Ce roman-baume explore la vie familiale par les yeux d'un homme. Une succession d'instantanés de la vie quotidienne où l'individualisme fait place à la famille et à l'engagement. C'est un remède contre la désillusion des trentenaires, un discours renouvelé sur l'engagement et la paternité. Il prône le bonheur dans le mariage, la famille et la stabilité. Une manière touchante d'illustrer le rôle du père.
Ces tranches de vie mêlent les scènes de la vie ordinaire, des moments accablants, touchants, inquiétants alternant avec les souvenirs d'enfance du narrateur. Enfance où il vécu l'éclatement de sa famille, pris entre 2 parents incompatibles. Il est de cette génération, issue de la famille décomposée, qui a dû apprendre comment devenir parents dans les livres et qui se promet de ne pas suivre l'exemple lamentable de sa propre famille.

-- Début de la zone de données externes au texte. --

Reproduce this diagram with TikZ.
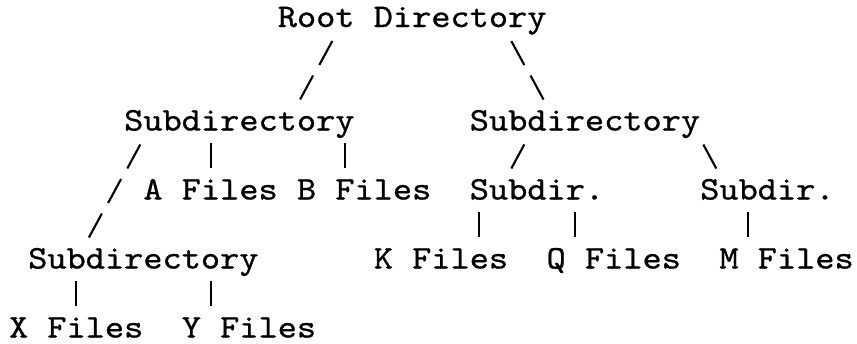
\documentclass[tikz,border=0pt]{standalone}
\usepackage{fontspec}
\setmonofont{lmmono10-regular.otf}[FakeStretch=1.108,FakeBold=0.8]
\newcommand\colX[1]{9+19.2*#1}
\newcommand\rowB[1]{27+34.5*(#1-1)}
\tikzset{
  lbl/.style={anchor=base west, inner sep=0pt, outer sep=0pt, text depth=0pt,
    font=\ttfamily\fontsize{33}{34.5}\selectfont, text=black},
  tick/.style={line width=2.1pt, line cap=butt, draw=black}
}
% forward slash, backslash, bar at column #1, row #2
\newcommand\fsl[2]{\draw[tick] ({\colX{#1}+9.6-6.5},{\rowB{#2}+3.5}) -- ({\colX{#1}+9.6+6.5},{\rowB{#2}-20.5});}
\newcommand\bsl[2]{\draw[tick] ({\colX{#1}+9.6+6.5},{\rowB{#2}+3.5}) -- ({\colX{#1}+9.6-6.5},{\rowB{#2}-20.5});}
\newcommand\vbar[2]{\draw[tick] ({\colX{#1}+9.6},{\rowB{#2}+3}) -- ({\colX{#1}+9.6},{\rowB{#2}-22});}
\begin{document}
\begin{tikzpicture}[x=1pt,y=-1pt]
\fill[white] (0,0) rectangle (857,343);
\useasboundingbox (0,0) rectangle (857,343);
% labels
\node[lbl] (root) at ({\colX{14}},{\rowB{1}}) {Root Directory};
\node[lbl] (sdA) at ({\colX{6}},{\rowB{4}}) {Subdirectory};
\node[lbl] (sdB) at ({\colX{24}},{\rowB{4}}) {Subdirectory};
\node[lbl] (afiles) at ({\colX{7}},{\rowB{6}}) {A Files};
\node[lbl] (bfiles) at ({\colX{15}},{\rowB{6}}) {B Files};
\node[lbl] (sdK) at ({\colX{24}},{\rowB{6}}) {Subdir.};
\node[lbl] (sdM) at ({\colX{36}},{\rowB{6}}) {Subdir.};
\node[lbl] (sdX) at ({\colX{1}},{\rowB{8}}) {Subdirectory};
\node[lbl] (kfiles) at ({\colX{19}},{\rowB{8}}) {K Files};
\node[lbl] (qfiles) at ({\colX{28}},{\rowB{8}}) {Q Files};
\node[lbl] (mfiles) at ({\colX{37}},{\rowB{8}}) {M Files};
\node[lbl] (xfiles) at ({\colX{0}},{\rowB{10}}) {X Files};
\node[lbl] (yfiles) at ({\colX{9}},{\rowB{10}}) {Y Files};
% connector marks
\fsl{16}{2} \bsl{26}{2}
\fsl{15}{3} \bsl{27}{3}
\fsl{6}{5} \vbar{10}{5} \vbar{17}{5} \fsl{26}{5} \bsl{36}{5}
\fsl{5}{6}
\fsl{4}{7} \vbar{24}{7} \vbar{29}{7} \vbar{38}{7}
\vbar{3}{9} \vbar{10}{9}
\end{tikzpicture}
\end{document}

J'ai beaucoup apprécié l'écriture de ce roman. Enfin un auteur masculin qui ose écrire une vision différente et surtout optimiste sur l'engagement et la famille. Ça fait changement de la recette maintes fois réécrite à la Invincible ou Horloge Biologique. Ça nous donne enfin espoir à nous les femmes que nous ne sommes pas les seules pour qui les valeurs familiales sont primordiales.
9/10
Extraits:
"Comment dire ma femme? Comment dire qu'elle vole et qu'elle glisse sans dire qu'elle vole et qu'elle glisse? Je la prend par sa bouche, par son cou, ses cheveux, sa joue, le haut de sa joue sous les yeux, par ses yeux, ses jambes, ses genoux, ses mains, ses doigts, ses paumes et ses ongles, par le dessus de ses mains, le côté, entre es doigts ouverts et pliés. Et je ne dis pas tout. Je pense à son dos, ses grains de beauté, son âge et son prénom. La couleur de sa peau, son sourire qui me reste dans la tête, je la prends aussi par là. Par la lampe qu'elle a achetée pour décorer la chambre. Je la prends et la ressens pleinement telle qu'elle est, par le fait qu'elle ait choisi cette lampe plutôt qu'une autre, et je pense exactement à cet instant où elle a peut-être hésité, pesé le pour et le contre, puis s'est décidée. Je l'aime parce qu'elle casse notre voiture, qu'elle laisse les lumières allumées inutilement, qu'elle a déjà fait brûler le pâté au poulet alors qu'il n'y a rien de plus simple au monde que de faire chauffer ce genre de plat préparé. Je la prends quand elle respire et que je n'ai aucun contrôle là-dessus. Parce que, même si notre voiture nous a coûté la peau des fesses, nous a ruiné en assurances et en réparations diverses, elle la casse quand même. Elle rentre un après-midi et me dit:" Chéri, il est arrivé quelque chose, j'ai cassé la voiture" et que devant cela non plus, je ne peux rien. Comme pour les casseroles calcinées, les chaussettes devenues rose dans une brassée où s'était glissée l'une de nos débarbouillette bourgogne. Je l'aime dans ce qui, chez elle, est indépendant de moi. Je l'aime dans son enfance, celle des trois ou quatre photos que je connais d'elle petite. Lorsque je ne la fréquentais pas encore. Dans ce qu'elle me raconte des maisons qu'elle a habitées. Je la prends même dans ce qu'elle était alors que je n'y étais pas, avant qu'elle existe dans ma vie." p. 113,114
"Je me lève étampé d'un sourire. Je prépare du café, je suis content de voir la petite se lever et de demander déjà quelque chose. Je vois ma femme assembler un sandwich pour le lunch, fouiller dans les plats Ziplock, mettre une touche de rouge à lèvres sur les lèvres de la petite déjà tout habillée - parce qu'elle désire déjà se maquiller -, et ne pas oublier de passer récupérer l'aspirateur chez le réparateur. Je les vois se préparer et je voudrais qu'il soit déjà dix-sept heures, pour que tous soient de retour. Même si dès qu'ils sont là, je ne sais pas quoi faire de plus pertinent que d'être là, je ne sais pas quoi dire pour exprimer tout mon amour. Et le radicaliser." p.152,153
Les trois modes de conservation des viandes, Maxime-Olivier Moutier, Marchand de feuilles, 2006, 261p.